* [DATA LINES]:
Begin
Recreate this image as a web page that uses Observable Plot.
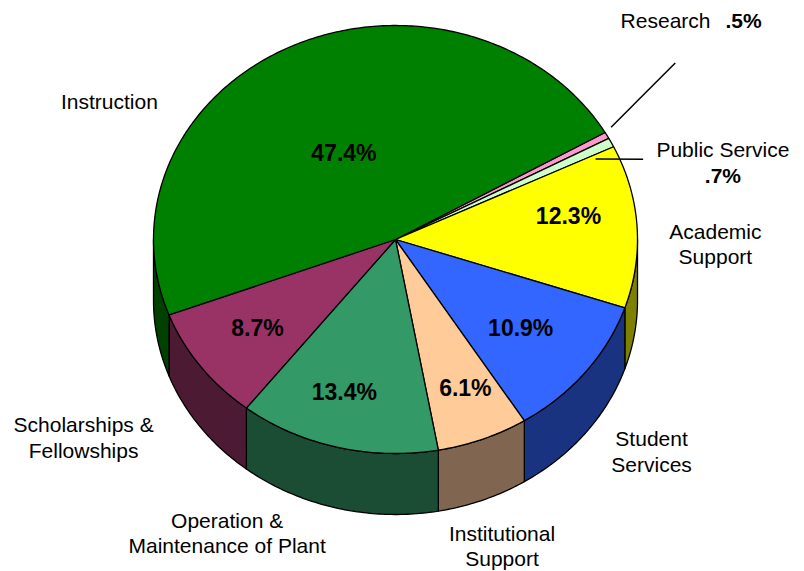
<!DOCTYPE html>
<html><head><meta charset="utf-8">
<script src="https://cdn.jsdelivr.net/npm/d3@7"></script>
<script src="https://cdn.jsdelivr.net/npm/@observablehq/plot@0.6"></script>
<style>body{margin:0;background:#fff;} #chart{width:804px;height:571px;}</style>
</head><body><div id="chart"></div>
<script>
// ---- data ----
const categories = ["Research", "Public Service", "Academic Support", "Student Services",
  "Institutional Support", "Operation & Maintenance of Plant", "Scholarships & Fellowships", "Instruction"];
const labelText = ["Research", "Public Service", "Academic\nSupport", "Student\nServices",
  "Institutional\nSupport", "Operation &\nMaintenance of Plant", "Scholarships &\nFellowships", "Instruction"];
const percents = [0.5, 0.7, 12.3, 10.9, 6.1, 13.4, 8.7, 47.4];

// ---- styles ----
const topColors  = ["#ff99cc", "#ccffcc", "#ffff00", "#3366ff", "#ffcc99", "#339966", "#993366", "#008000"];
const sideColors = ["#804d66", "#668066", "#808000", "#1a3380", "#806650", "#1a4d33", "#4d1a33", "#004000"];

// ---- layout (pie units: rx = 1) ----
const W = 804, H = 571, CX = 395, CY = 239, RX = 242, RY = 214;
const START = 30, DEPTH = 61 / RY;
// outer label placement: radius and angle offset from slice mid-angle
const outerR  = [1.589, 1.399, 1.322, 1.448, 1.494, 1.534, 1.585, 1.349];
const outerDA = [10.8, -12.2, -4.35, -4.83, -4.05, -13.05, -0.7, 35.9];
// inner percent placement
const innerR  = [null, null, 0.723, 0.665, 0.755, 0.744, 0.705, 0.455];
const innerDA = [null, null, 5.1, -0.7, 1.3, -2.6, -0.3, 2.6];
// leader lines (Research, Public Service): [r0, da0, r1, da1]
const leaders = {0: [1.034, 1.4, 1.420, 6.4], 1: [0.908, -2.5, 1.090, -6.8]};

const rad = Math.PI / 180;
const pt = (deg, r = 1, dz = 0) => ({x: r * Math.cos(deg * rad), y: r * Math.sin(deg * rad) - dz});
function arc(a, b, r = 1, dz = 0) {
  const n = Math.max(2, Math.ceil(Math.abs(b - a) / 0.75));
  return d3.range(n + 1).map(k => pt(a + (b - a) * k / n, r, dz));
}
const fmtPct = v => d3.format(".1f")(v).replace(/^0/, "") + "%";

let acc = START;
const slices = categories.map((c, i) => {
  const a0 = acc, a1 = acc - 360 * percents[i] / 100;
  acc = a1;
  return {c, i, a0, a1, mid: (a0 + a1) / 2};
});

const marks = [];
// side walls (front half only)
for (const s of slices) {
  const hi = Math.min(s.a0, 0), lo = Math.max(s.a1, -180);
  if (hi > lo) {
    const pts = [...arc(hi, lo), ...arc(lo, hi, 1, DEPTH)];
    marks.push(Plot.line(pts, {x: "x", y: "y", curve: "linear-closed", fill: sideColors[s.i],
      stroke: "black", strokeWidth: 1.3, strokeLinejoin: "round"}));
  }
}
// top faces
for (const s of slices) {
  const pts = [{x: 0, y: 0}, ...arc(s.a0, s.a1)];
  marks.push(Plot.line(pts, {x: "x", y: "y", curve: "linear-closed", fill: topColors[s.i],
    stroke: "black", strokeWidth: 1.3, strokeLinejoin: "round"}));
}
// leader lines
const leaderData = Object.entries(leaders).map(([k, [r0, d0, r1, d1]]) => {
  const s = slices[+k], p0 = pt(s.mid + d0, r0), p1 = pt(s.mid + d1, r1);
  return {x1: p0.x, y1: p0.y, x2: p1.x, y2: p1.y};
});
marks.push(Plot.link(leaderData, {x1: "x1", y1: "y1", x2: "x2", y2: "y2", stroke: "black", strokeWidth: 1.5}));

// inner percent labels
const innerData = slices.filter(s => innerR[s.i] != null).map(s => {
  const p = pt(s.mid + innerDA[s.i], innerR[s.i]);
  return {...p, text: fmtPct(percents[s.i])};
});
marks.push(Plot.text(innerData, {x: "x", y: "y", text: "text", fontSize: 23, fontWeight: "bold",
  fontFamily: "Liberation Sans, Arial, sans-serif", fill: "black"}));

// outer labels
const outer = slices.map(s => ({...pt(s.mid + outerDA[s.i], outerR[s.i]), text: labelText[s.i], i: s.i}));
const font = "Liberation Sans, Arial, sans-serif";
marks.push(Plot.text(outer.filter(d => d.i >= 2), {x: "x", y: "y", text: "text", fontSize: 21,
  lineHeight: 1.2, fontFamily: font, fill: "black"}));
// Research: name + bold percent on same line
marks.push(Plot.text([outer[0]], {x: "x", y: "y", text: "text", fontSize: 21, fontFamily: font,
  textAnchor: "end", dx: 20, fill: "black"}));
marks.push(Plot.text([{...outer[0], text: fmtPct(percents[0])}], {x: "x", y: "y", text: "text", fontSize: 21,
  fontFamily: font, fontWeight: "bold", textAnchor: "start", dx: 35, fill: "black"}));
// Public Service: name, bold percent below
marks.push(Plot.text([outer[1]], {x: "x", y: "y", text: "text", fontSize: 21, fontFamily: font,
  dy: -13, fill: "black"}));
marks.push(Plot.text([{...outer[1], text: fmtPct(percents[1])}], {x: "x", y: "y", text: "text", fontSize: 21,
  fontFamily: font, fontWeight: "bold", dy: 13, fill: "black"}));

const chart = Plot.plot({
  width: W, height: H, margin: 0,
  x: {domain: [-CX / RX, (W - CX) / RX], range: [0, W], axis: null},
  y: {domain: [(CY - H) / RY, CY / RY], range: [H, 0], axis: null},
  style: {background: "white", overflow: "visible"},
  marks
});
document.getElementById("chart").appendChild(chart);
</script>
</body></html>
End
* [AIM OF THE TASK]: Reproduce the material above verbatim; omit every picture.

* [TASK SOLUTION]:
Recreate this image as a web page that uses Observable Plot.
<!DOCTYPE html>
<html><head><meta charset="utf-8">
<script src="https://cdn.jsdelivr.net/npm/d3@7"></script>
<script src="https://cdn.jsdelivr.net/npm/@observablehq/plot@0.6"></script>
<style>body{margin:0;background:#fff;} #chart{width:804px;height:571px;}</style>
</head><body><div id="chart"></div>
<script>
// ---- data ----
const categories = ["Research", "Public Service", "Academic Support", "Student Services",
  "Institutional Support", "Operation & Maintenance of Plant", "Scholarships & Fellowships", "Instruction"];
const labelText = ["Research", "Public Service", "Academic\nSupport", "Student\nServices",
  "Institutional\nSupport", "Operation &\nMaintenance of Plant", "Scholarships &\nFellowships", "Instruction"];
const percents = [0.5, 0.7, 12.3, 10.9, 6.1, 13.4, 8.7, 47.4];

// ---- styles ----
const topColors  = ["#ff99cc", "#ccffcc", "#ffff00", "#3366ff", "#ffcc99", "#339966", "#993366", "#008000"];
const sideColors = ["#804d66", "#668066", "#808000", "#1a3380", "#806650", "#1a4d33", "#4d1a33", "#004000"];

// ---- layout (pie units: rx = 1) ----
const W = 804, H = 571, CX = 395, CY = 239, RX = 242, RY = 214;
const START = 30, DEPTH = 61 / RY;
// outer label placement: radius and angle offset from slice mid-angle
const outerR  = [1.589, 1.399, 1.322, 1.448, 1.494, 1.534, 1.585, 1.349];
const outerDA = [10.8, -12.2, -4.35, -4.83, -4.05, -13.05, -0.7, 35.9];
// inner percent placement
const innerR  = [null, null, 0.723, 0.665, 0.755, 0.744, 0.705, 0.455];
const innerDA = [null, null, 5.1, -0.7, 1.3, -2.6, -0.3, 2.6];
// leader lines (Research, Public Service): [r0, da0, r1, da1]
const leaders = {0: [1.034, 1.4, 1.420, 6.4], 1: [0.908, -2.5, 1.090, -6.8]};

const rad = Math.PI / 180;
const pt = (deg, r = 1, dz = 0) => ({x: r * Math.cos(deg * rad), y: r * Math.sin(deg * rad) - dz});
function arc(a, b, r = 1, dz = 0) {
  const n = Math.max(2, Math.ceil(Math.abs(b - a) / 0.75));
  return d3.range(n + 1).map(k => pt(a + (b - a) * k / n, r, dz));
}
const fmtPct = v => d3.format(".1f")(v).replace(/^0/, "") + "%";

let acc = START;
const slices = categories.map((c, i) => {
  const a0 = acc, a1 = acc - 360 * percents[i] / 100;
  acc = a1;
  return {c, i, a0, a1, mid: (a0 + a1) / 2};
});

const marks = [];
// side walls (front half only)
for (const s of slices) {
  const hi = Math.min(s.a0, 0), lo = Math.max(s.a1, -180);
  if (hi > lo) {
    const pts = [...arc(hi, lo), ...arc(lo, hi, 1, DEPTH)];
    marks.push(Plot.line(pts, {x: "x", y: "y", curve: "linear-closed", fill: sideColors[s.i],
      stroke: "black", strokeWidth: 1.3, strokeLinejoin: "round"}));
  }
}
// top faces
for (const s of slices) {
  const pts = [{x: 0, y: 0}, ...arc(s.a0, s.a1)];
  marks.push(Plot.line(pts, {x: "x", y: "y", curve: "linear-closed", fill: topColors[s.i],
    stroke: "black", strokeWidth: 1.3, strokeLinejoin: "round"}));
}
// leader lines
const leaderData = Object.entries(leaders).map(([k, [r0, d0, r1, d1]]) => {
  const s = slices[+k], p0 = pt(s.mid + d0, r0), p1 = pt(s.mid + d1, r1);
  return {x1: p0.x, y1: p0.y, x2: p1.x, y2: p1.y};
});
marks.push(Plot.link(leaderData, {x1: "x1", y1: "y1", x2: "x2", y2: "y2", stroke: "black", strokeWidth: 1.5}));

// inner percent labels
const innerData = slices.filter(s => innerR[s.i] != null).map(s => {
  const p = pt(s.mid + innerDA[s.i], innerR[s.i]);
  return {...p, text: fmtPct(percents[s.i])};
});
marks.push(Plot.text(innerData, {x: "x", y: "y", text: "text", fontSize: 23, fontWeight: "bold",
  fontFamily: "Liberation Sans, Arial, sans-serif", fill: "black"}));

// outer labels
const outer = slices.map(s => ({...pt(s.mid + outerDA[s.i], outerR[s.i]), text: labelText[s.i], i: s.i}));
const font = "Liberation Sans, Arial, sans-serif";
marks.push(Plot.text(outer.filter(d => d.i >= 2), {x: "x", y: "y", text: "text", fontSize: 21,
  lineHeight: 1.2, fontFamily: font, fill: "black"}));
// Research: name + bold percent on same line
marks.push(Plot.text([outer[0]], {x: "x", y: "y", text: "text", fontSize: 21, fontFamily: font,
  textAnchor: "end", dx: 20, fill: "black"}));
marks.push(Plot.text([{...outer[0], text: fmtPct(percents[0])}], {x: "x", y: "y", text: "text", fontSize: 21,
  fontFamily: font, fontWeight: "bold", textAnchor: "start", dx: 35, fill: "black"}));
// Public Service: name, bold percent below
marks.push(Plot.text([outer[1]], {x: "x", y: "y", text: "text", fontSize: 21, fontFamily: font,
  dy: -13, fill: "black"}));
marks.push(Plot.text([{...outer[1], text: fmtPct(percents[1])}], {x: "x", y: "y", text: "text", fontSize: 21,
  fontFamily: font, fontWeight: "bold", dy: 13, fill: "black"}));

const chart = Plot.plot({
  width: W, height: H, margin: 0,
  x: {domain: [-CX / RX, (W - CX) / RX], range: [0, W], axis: null},
  y: {domain: [(CY - H) / RY, CY / RY], range: [H, 0], axis: null},
  style: {background: "white", overflow: "visible"},
  marks
});
document.getElementById("chart").appendChild(chart);
</script>
</body></html>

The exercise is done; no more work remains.